#### Aim of the exercise
The listing below should be printed exactly, every line of it. Skip the pictures.
===== Provided material =====
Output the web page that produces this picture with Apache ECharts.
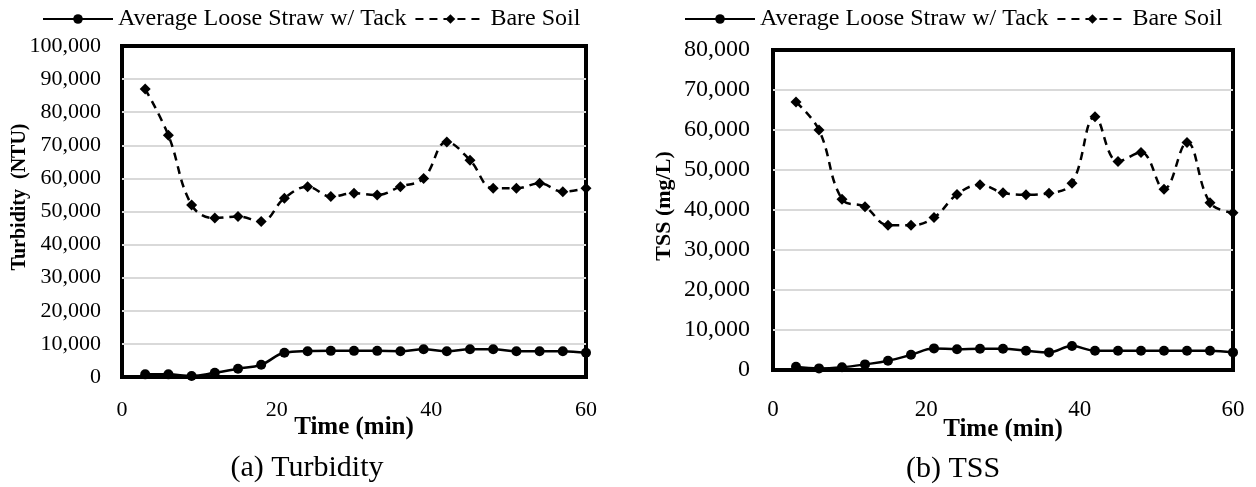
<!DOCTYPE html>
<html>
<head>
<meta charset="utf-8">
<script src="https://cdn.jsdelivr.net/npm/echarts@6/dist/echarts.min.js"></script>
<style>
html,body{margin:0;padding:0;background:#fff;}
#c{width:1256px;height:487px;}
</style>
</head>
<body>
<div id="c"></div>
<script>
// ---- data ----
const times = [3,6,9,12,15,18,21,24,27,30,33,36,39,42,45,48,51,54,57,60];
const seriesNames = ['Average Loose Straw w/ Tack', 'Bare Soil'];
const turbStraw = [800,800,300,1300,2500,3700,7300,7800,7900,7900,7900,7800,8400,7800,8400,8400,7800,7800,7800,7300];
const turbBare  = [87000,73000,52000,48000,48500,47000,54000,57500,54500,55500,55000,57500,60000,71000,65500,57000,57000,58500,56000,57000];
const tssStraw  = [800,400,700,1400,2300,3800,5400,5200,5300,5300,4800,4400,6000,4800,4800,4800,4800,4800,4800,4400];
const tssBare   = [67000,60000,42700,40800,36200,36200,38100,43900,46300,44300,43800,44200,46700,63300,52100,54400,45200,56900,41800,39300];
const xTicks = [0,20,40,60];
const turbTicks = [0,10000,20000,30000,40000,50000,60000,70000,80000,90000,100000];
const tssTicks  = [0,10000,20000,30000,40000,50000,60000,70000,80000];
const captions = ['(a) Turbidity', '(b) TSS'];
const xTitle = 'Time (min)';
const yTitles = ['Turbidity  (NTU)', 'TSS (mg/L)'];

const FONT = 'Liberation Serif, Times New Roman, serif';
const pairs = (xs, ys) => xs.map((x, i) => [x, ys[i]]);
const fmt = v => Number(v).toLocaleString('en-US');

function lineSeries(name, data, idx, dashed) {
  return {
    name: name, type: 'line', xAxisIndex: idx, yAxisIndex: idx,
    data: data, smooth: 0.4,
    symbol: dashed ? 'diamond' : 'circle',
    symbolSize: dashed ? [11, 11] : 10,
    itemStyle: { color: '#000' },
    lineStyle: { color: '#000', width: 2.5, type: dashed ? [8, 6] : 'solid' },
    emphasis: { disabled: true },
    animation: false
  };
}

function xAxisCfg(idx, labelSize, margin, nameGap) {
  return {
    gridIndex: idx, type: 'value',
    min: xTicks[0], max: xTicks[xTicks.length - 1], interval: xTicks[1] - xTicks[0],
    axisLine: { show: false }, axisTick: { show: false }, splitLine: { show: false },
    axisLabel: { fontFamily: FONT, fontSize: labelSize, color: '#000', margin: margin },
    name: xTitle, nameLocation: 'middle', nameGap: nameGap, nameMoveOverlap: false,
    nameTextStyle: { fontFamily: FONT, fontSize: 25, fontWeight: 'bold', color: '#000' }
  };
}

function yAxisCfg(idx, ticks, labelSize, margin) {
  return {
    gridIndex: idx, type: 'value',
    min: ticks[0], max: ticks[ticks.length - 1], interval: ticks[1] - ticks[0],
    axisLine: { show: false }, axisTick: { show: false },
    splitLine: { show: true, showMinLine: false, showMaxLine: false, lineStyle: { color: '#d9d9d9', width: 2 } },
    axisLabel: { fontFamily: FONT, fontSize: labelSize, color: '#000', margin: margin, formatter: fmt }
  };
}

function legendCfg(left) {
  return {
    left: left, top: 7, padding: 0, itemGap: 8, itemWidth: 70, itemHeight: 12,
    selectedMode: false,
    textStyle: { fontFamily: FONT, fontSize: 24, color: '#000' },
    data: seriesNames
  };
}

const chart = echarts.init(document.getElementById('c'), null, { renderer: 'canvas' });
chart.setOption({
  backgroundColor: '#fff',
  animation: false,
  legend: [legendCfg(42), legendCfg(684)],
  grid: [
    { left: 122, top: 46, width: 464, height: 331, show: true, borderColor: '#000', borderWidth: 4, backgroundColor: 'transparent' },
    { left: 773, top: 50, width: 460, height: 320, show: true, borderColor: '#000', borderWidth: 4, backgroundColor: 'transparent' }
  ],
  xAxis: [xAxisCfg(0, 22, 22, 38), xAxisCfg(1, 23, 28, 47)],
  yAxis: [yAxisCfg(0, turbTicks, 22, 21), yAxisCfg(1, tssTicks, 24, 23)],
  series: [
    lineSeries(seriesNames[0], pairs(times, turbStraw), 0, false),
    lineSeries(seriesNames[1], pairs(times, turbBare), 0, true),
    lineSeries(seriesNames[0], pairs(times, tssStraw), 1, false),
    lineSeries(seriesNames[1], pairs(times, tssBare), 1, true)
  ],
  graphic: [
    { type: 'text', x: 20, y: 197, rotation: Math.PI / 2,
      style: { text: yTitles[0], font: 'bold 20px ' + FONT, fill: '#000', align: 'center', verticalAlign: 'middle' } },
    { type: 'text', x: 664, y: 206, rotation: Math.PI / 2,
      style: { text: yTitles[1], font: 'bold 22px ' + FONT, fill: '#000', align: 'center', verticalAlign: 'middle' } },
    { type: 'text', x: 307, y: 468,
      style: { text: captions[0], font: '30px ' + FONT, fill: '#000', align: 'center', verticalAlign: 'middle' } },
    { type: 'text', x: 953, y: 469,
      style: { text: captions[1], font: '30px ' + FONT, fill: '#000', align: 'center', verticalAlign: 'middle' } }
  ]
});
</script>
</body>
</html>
=====
#### Solution for this task
Output the web page that produces this picture with Apache ECharts.
<!DOCTYPE html>
<html>
<head>
<meta charset="utf-8">
<script src="https://cdn.jsdelivr.net/npm/echarts@6/dist/echarts.min.js"></script>
<style>
html,body{margin:0;padding:0;background:#fff;}
#c{width:1256px;height:487px;}
</style>
</head>
<body>
<div id="c"></div>
<script>
// ---- data ----
const times = [3,6,9,12,15,18,21,24,27,30,33,36,39,42,45,48,51,54,57,60];
const seriesNames = ['Average Loose Straw w/ Tack', 'Bare Soil'];
const turbStraw = [800,800,300,1300,2500,3700,7300,7800,7900,7900,7900,7800,8400,7800,8400,8400,7800,7800,7800,7300];
const turbBare  = [87000,73000,52000,48000,48500,47000,54000,57500,54500,55500,55000,57500,60000,71000,65500,57000,57000,58500,56000,57000];
const tssStraw  = [800,400,700,1400,2300,3800,5400,5200,5300,5300,4800,4400,6000,4800,4800,4800,4800,4800,4800,4400];
const tssBare   = [67000,60000,42700,40800,36200,36200,38100,43900,46300,44300,43800,44200,46700,63300,52100,54400,45200,56900,41800,39300];
const xTicks = [0,20,40,60];
const turbTicks = [0,10000,20000,30000,40000,50000,60000,70000,80000,90000,100000];
const tssTicks  = [0,10000,20000,30000,40000,50000,60000,70000,80000];
const captions = ['(a) Turbidity', '(b) TSS'];
const xTitle = 'Time (min)';
const yTitles = ['Turbidity  (NTU)', 'TSS (mg/L)'];

const FONT = 'Liberation Serif, Times New Roman, serif';
const pairs = (xs, ys) => xs.map((x, i) => [x, ys[i]]);
const fmt = v => Number(v).toLocaleString('en-US');

function lineSeries(name, data, idx, dashed) {
  return {
    name: name, type: 'line', xAxisIndex: idx, yAxisIndex: idx,
    data: data, smooth: 0.4,
    symbol: dashed ? 'diamond' : 'circle',
    symbolSize: dashed ? [11, 11] : 10,
    itemStyle: { color: '#000' },
    lineStyle: { color: '#000', width: 2.5, type: dashed ? [8, 6] : 'solid' },
    emphasis: { disabled: true },
    animation: false
  };
}

function xAxisCfg(idx, labelSize, margin, nameGap) {
  return {
    gridIndex: idx, type: 'value',
    min: xTicks[0], max: xTicks[xTicks.length - 1], interval: xTicks[1] - xTicks[0],
    axisLine: { show: false }, axisTick: { show: false }, splitLine: { show: false },
    axisLabel: { fontFamily: FONT, fontSize: labelSize, color: '#000', margin: margin },
    name: xTitle, nameLocation: 'middle', nameGap: nameGap, nameMoveOverlap: false,
    nameTextStyle: { fontFamily: FONT, fontSize: 25, fontWeight: 'bold', color: '#000' }
  };
}

function yAxisCfg(idx, ticks, labelSize, margin) {
  return {
    gridIndex: idx, type: 'value',
    min: ticks[0], max: ticks[ticks.length - 1], interval: ticks[1] - ticks[0],
    axisLine: { show: false }, axisTick: { show: false },
    splitLine: { show: true, showMinLine: false, showMaxLine: false, lineStyle: { color: '#d9d9d9', width: 2 } },
    axisLabel: { fontFamily: FONT, fontSize: labelSize, color: '#000', margin: margin, formatter: fmt }
  };
}

function legendCfg(left) {
  return {
    left: left, top: 7, padding: 0, itemGap: 8, itemWidth: 70, itemHeight: 12,
    selectedMode: false,
    textStyle: { fontFamily: FONT, fontSize: 24, color: '#000' },
    data: seriesNames
  };
}

const chart = echarts.init(document.getElementById('c'), null, { renderer: 'canvas' });
chart.setOption({
  backgroundColor: '#fff',
  animation: false,
  legend: [legendCfg(42), legendCfg(684)],
  grid: [
    { left: 122, top: 46, width: 464, height: 331, show: true, borderColor: '#000', borderWidth: 4, backgroundColor: 'transparent' },
    { left: 773, top: 50, width: 460, height: 320, show: true, borderColor: '#000', borderWidth: 4, backgroundColor: 'transparent' }
  ],
  xAxis: [xAxisCfg(0, 22, 22, 38), xAxisCfg(1, 23, 28, 47)],
  yAxis: [yAxisCfg(0, turbTicks, 22, 21), yAxisCfg(1, tssTicks, 24, 23)],
  series: [
    lineSeries(seriesNames[0], pairs(times, turbStraw), 0, false),
    lineSeries(seriesNames[1], pairs(times, turbBare), 0, true),
    lineSeries(seriesNames[0], pairs(times, tssStraw), 1, false),
    lineSeries(seriesNames[1], pairs(times, tssBare), 1, true)
  ],
  graphic: [
    { type: 'text', x: 20, y: 197, rotation: Math.PI / 2,
      style: { text: yTitles[0], font: 'bold 20px ' + FONT, fill: '#000', align: 'center', verticalAlign: 'middle' } },
    { type: 'text', x: 664, y: 206, rotation: Math.PI / 2,
      style: { text: yTitles[1], font: 'bold 22px ' + FONT, fill: '#000', align: 'center', verticalAlign: 'middle' } },
    { type: 'text', x: 307, y: 468,
      style: { text: captions[0], font: '30px ' + FONT, fill: '#000', align: 'center', verticalAlign: 'middle' } },
    { type: 'text', x: 953, y: 469,
      style: { text: captions[1], font: '30px ' + FONT, fill: '#000', align: 'center', verticalAlign: 'middle' } }
  ]
});
</script>
</body>
</html>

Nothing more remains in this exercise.